───── RECORDS ─────
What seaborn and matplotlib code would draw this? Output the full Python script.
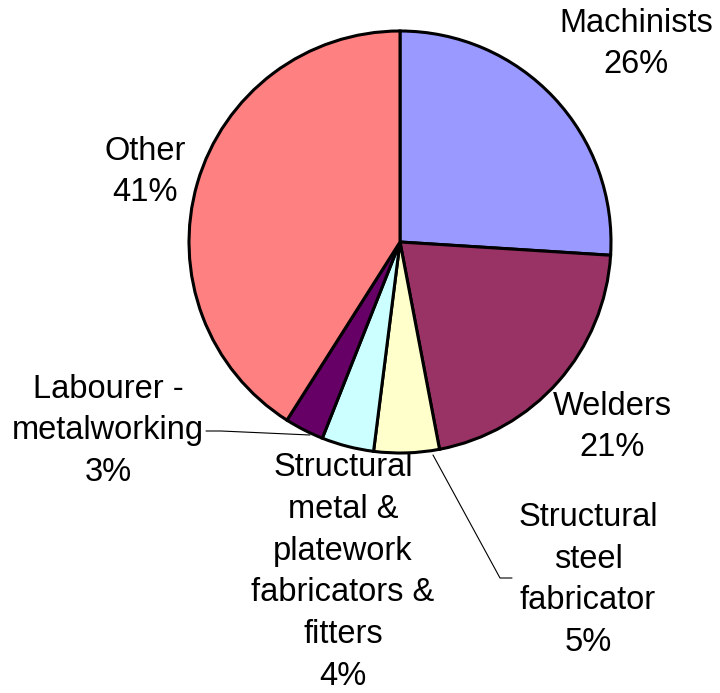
import matplotlib
matplotlib.use("Agg")
import matplotlib.pyplot as plt
import seaborn as sns

# occupations, clockwise from 12 o'clock
categories = [
    "Machinists",
    "Welders",
    "Structural\nsteel\nfabricator",
    "Structural\nmetal &\nplatework\nfabricators &\nfitters",
    "Labourer -\nmetalworking",
    "Other",
]
shares = [26, 21, 5, 4, 3, 41]
colors = ["#9999FF", "#993366", "#FFFFCC", "#CCFFFF", "#660066", "#FF8080"]

# label block centres in pixel space (x, y from top)
label_pos = [(636, 44), (612, 427), (588, 580), (343, 572), (108, 431), (145, 172)]

sns.set_theme(style="white")
plt.rcParams["font.family"] = ["Liberation Sans", "DejaVu Sans"]

W, H = 720, 693
fig = plt.figure(figsize=(W / 100, H / 100), dpi=100)
ax = fig.add_axes([0, 0, 1, 1])

ax.pie(
    shares,
    colors=colors,
    startangle=90,
    counterclock=False,
    center=(400, H - 242),
    radius=211,
    frame=True,
    wedgeprops=dict(edgecolor="black", linewidth=2.2),
)
ax.set_xlim(0, W)
ax.set_ylim(0, H)
ax.set_aspect("equal")
ax.axis("off")

for name, val, (x, y) in zip(categories, shares, label_pos):
    ax.text(x, H - y, f"{name}\n{val}%", ha="center", va="center",
            fontsize=23.5, linespacing=1.45, color="black")

# leader lines
ax.plot([206, 221, 310], [H - 431, H - 431, H - 435], color="black", lw=0.8)
ax.plot([433, 500, 512], [H - 455, H - 578, H - 578], color="black", lw=0.8)

fig.savefig("out.png", dpi=100)
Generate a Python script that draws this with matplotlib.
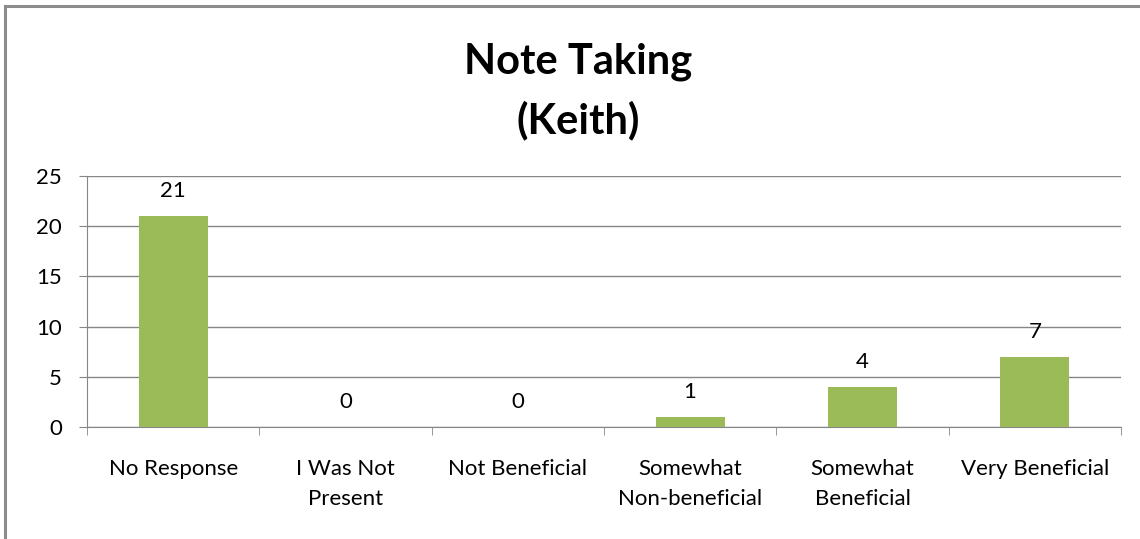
import matplotlib.pyplot as plt
from matplotlib.lines import Line2D
import numpy as np

categories = ['No Response', 'I Was Not\nPresent', 'Not Beneficial',
              'Somewhat\nNon-beneficial', 'Somewhat\nBeneficial', 'Very Beneficial']
counts = [21, 0, 0, 1, 4, 7]
yticks = [0, 5, 10, 15, 20, 25]

plt.rcParams['font.family'] = ['Lato', 'DejaVu Sans']
grey = '#868686'

fig = plt.figure(figsize=(11.4, 5.39), dpi=100)
ax = fig.add_axes([0.0763, 0.2078, 0.9070, 0.4657])

x = np.arange(len(categories))
ax.bar(x, counts, width=0.4, color='#9BBB59', zorder=3)

# data labels above bars
for xi, c in zip(x, counts):
    ax.annotate(str(c), (xi, c), xytext=(0, 15), textcoords='offset pixels',
                ha='center', va='bottom', fontsize=16)

ax.set_xlim(-0.5, len(categories) - 0.5)
ax.set_ylim(0, 25)
ax.set_yticks(yticks)
ax.yaxis.grid(True, color=grey, linewidth=1, zorder=0)

ax.set_xticks(x)
ax.set_xticklabels(categories, fontsize=16, linespacing=1.65)
ax.set_xticks(np.arange(-0.5, len(categories)), minor=True)
ax.tick_params(axis='x', which='major', length=0, pad=23)
ax.tick_params(axis='x', which='minor', length=6, color=grey, direction='out')
ax.tick_params(axis='y', length=6, color=grey, labelsize=16, pad=12)

for s in ['top', 'right']:
    ax.spines[s].set_visible(False)
for s in ['left', 'bottom']:
    ax.spines[s].set_color(grey)

fig.text(0.507, 0.885, 'Note Taking', ha='center', va='center',
         fontsize=30, fontweight='bold')
fig.text(0.507, 0.776, '(Keith)', ha='center', va='center',
         fontsize=30, fontweight='bold')

# chart border (top and left visible)
fig.add_artist(Line2D([0.004, 1.0], [0.989, 0.989], color='#8c8c8c', linewidth=2.2,
                      transform=fig.transFigure))
fig.add_artist(Line2D([0.004, 0.004], [0.0, 0.989], color='#8c8c8c', linewidth=2.2,
                      transform=fig.transFigure))

fig.savefig('out.png', dpi=100)
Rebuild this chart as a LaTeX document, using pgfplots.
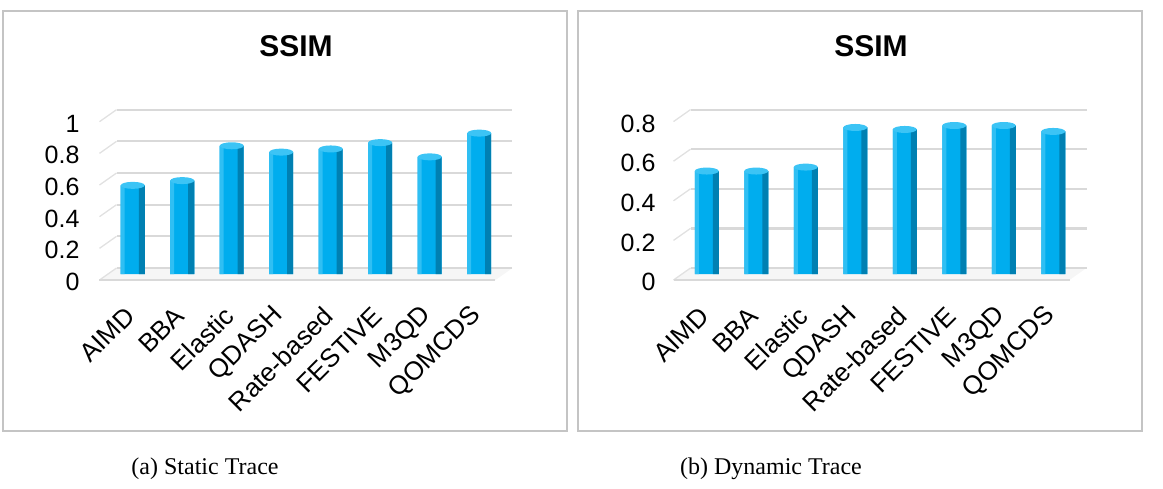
\documentclass[border=0pt]{standalone}
\usepackage{pgfplots}
\usepackage{pgfplotstable}
\pgfplotsset{compat=1.18}
\usepackage{fontspec}
\setmainfont{Liberation Serif}
\newfontfamily\arial{Liberation Sans}
\definecolor{barmain}{HTML}{00ADEE}
\definecolor{barlight}{HTML}{30BFF3}
\definecolor{bardark}{HTML}{0080B2}
\definecolor{capc}{HTML}{3CC4F5}
\definecolor{gridc}{HTML}{D9D9D9}
\definecolor{framec}{HTML}{C4C4C4}
\pgfdeclareplotmark{cap}{\pgfpathellipse{\pgfpointorigin}{\pgfqpoint{12pt}{0pt}}{\pgfqpoint{0pt}{3.5pt}}\pgfusepathqfill}

\pgfplotstableread{
x y
0 0.56
1 0.59
2 0.81
3 0.77
4 0.79
5 0.83
6 0.74
7 0.89
}\staticdata
\pgfplotstableread{
x y
0 0.52
1 0.52
2 0.54
3 0.74
4 0.73
5 0.75
6 0.75
7 0.72
}\dynamicdata

\pgfplotsset{
  ssim/.style={
    scale only axis,
    anchor=south west,
    width=396pt,
    xmin=-0.5, xmax=7.5, ymin=0,
    xtick={0,...,7},
    xticklabels={AIMD,BBA,Elastic,QDASH,Rate-based,FESTIVE,M3QD,QOMCDS},
    axis line style={draw=none},
    major tick length=0pt,
    tick style={draw=none},
    clip=false,
    /pgf/number format/assume math mode=true,
    tick label style={font=\arial\fontsize{25}{25}\selectfont},
    xticklabel style={font=\arial\fontsize{26}{26}\selectfont, xshift=0pt, yshift=-35pt, rotate=45, anchor=east},
  }
}

\newcommand{\perspectivegrid}[1]{%
  \fill[gray!7] ([xshift=-8.5pt,yshift=-6pt]axis cs:-0.5,0) -- ([xshift=-8.5pt,yshift=-6pt]axis cs:7.5,0) -- ([xshift=8.5pt,yshift=6pt]axis cs:7.5,0) -- ([xshift=8.5pt,yshift=6pt]axis cs:-0.5,0) -- cycle;
  \pgfplotsinvokeforeach{#1}{%
    \draw[gridc, line width=2.2pt] ([xshift=8.5pt,yshift=6pt]axis cs:-0.5,##1) -- ([xshift=8.5pt,yshift=6pt]axis cs:7.5,##1);
    \draw[gridc!80, line width=1.3pt] ([xshift=-8.5pt,yshift=-6pt]axis cs:-0.5,##1) -- ([xshift=8.5pt,yshift=6pt]axis cs:-0.5,##1);
  }%
  \draw[gray!30, line width=2pt] ([xshift=-8.5pt,yshift=-6pt]axis cs:-0.5,0) -- ([xshift=-8.5pt,yshift=-6pt]axis cs:7.5,0);
}

\newcommand{\cylbars}[1]{%
  \addplot[ybar, bar width=24pt, bar shift=0pt, draw=none, fill=barmain] table[x=x,y=y]{#1};
  \addplot[ybar, bar width=6pt, bar shift=9pt, draw=none, fill=bardark] table[x=x,y=y]{#1};
  \addplot[ybar, bar width=4pt, bar shift=-10pt, draw=none, fill=barlight] table[x=x,y=y]{#1};
  \addplot[only marks, mark=cap, color=capc, fill=capc] table[x=x,y=y]{#1};
}

\begin{document}
\begin{tikzpicture}
\useasboundingbox (0pt,0pt) rectangle (1163pt,488pt);
% panel frames
\draw[framec, line width=2.5pt] (3pt,57pt) rectangle (567pt,477pt);
\draw[framec, line width=2.5pt] (578pt,57pt) rectangle (1142pt,477pt);

\begin{axis}[ssim, at={(108pt,214pt)}, height=158.3pt, ymax=1,
  ytick={0,0.2,0.4,0.6,0.8,1},
  yticklabel style={anchor=east, xshift=-25pt, yshift=-8pt}]
  \perspectivegrid{0,0.2,0.4,0.6,0.8,1}
  \cylbars{\staticdata}
\end{axis}

\begin{axis}[ssim, at={(682pt,214pt)}, height=158.4pt, ymax=0.8,
  ytick={0,0.2,0.4,0.6,0.8},
  yticklabel style={anchor=east, xshift=-23pt, yshift=-8pt}]
  \perspectivegrid{0,0.2,0.4,0.6,0.8}
  \cylbars{\dynamicdata}
\end{axis}

\node[font=\arial\bfseries\fontsize{30}{30}\selectfont] at (296pt,442pt) {SSIM};
\node[font=\arial\bfseries\fontsize{30}{30}\selectfont] at (871pt,442pt) {SSIM};
\node[font=\fontsize{24}{24}\selectfont] at (205pt,19pt) {(a) Static Trace};
\node[font=\fontsize{24}{24}\selectfont] at (771pt,19pt) {(b) Dynamic Trace};
\end{tikzpicture}
\end{document}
─────
■ **GIVEN INSTRUCTION**
Count the lines of the material that include the word "this", then state only the total.

■ **SOLVED PROBLEM**
3